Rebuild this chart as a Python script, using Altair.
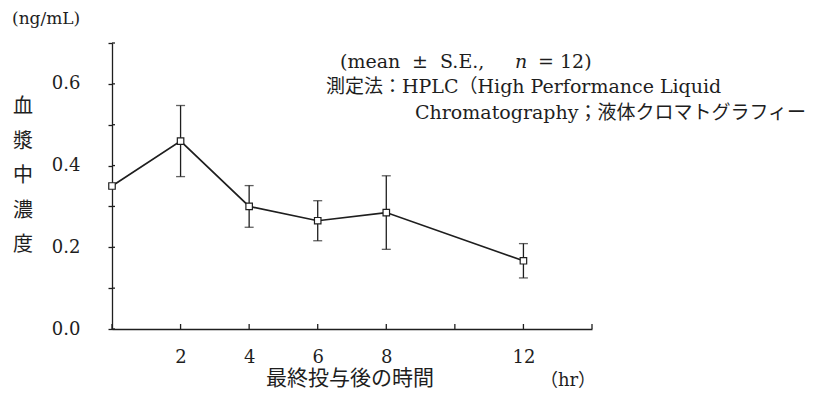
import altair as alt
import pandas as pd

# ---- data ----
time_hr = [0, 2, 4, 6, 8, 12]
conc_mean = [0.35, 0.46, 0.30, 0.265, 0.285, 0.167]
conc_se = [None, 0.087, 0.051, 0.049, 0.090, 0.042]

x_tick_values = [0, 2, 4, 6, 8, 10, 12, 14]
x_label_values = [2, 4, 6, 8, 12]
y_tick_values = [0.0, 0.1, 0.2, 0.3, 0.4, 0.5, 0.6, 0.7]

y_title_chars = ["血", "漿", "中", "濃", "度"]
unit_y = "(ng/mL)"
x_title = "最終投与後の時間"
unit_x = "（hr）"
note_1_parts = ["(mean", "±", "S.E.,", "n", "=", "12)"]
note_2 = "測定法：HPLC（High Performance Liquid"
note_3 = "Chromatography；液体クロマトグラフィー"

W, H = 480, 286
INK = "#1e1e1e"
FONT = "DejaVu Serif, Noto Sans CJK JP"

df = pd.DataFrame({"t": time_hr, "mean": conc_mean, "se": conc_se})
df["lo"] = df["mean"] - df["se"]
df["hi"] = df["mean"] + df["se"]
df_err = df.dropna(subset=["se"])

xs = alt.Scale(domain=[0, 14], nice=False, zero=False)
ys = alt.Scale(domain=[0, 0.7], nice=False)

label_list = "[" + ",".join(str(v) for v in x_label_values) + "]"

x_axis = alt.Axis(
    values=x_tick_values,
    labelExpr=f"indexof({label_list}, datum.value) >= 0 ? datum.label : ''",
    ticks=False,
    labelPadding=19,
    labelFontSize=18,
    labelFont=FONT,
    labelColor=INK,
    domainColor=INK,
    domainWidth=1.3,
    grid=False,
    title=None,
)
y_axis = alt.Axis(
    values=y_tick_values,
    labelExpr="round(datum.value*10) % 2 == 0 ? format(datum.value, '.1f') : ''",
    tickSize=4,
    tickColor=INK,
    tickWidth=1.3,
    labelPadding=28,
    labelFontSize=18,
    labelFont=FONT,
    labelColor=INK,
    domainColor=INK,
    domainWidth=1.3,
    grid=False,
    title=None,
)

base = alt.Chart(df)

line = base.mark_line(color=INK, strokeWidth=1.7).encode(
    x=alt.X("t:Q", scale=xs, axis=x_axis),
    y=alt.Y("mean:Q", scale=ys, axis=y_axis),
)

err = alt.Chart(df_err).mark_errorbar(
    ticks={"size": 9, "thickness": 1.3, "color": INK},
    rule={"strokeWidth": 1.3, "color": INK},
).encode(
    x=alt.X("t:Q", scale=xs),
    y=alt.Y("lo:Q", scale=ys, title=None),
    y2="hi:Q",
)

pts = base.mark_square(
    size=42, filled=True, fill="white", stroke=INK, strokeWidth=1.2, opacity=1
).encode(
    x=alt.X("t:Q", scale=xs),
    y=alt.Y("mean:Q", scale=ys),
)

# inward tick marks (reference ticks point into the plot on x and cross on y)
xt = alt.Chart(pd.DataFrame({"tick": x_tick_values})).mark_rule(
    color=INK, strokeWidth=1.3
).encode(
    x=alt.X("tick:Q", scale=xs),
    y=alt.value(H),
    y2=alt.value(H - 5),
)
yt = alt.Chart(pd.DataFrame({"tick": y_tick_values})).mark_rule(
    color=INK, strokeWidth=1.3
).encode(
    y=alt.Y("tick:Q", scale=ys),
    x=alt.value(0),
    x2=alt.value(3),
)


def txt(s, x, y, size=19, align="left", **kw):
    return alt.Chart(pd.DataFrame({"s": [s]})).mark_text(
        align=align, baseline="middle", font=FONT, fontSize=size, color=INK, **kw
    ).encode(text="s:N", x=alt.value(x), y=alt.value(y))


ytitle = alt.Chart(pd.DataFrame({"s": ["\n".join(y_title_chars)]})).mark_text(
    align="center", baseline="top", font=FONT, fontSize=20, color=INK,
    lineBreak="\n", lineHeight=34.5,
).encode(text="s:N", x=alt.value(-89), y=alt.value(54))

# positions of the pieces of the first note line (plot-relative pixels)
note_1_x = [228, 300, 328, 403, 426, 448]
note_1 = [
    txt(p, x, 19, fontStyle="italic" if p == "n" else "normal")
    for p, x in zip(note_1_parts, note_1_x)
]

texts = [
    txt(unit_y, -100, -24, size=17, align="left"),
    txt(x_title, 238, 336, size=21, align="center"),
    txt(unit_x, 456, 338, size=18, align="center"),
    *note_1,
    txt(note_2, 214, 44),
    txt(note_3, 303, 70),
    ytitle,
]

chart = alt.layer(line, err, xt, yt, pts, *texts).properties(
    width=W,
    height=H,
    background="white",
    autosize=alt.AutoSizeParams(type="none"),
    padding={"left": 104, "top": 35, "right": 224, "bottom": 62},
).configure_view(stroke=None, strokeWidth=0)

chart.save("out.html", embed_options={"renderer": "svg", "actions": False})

########

• [Task statement]: Without any pictures, reproduce the lines from the first one in the material through the line that has "conc_se = [None, 0.087, 0.051, 0.049, 0.090, 0.042]", exactly as they appear.

• [Full response]:
Rebuild this chart as a Python script, using Altair.
import altair as alt
import pandas as pd

# ---- data ----
time_hr = [0, 2, 4, 6, 8, 12]
conc_mean = [0.35, 0.46, 0.30, 0.265, 0.285, 0.167]
conc_se = [None, 0.087, 0.051, 0.049, 0.090, 0.042]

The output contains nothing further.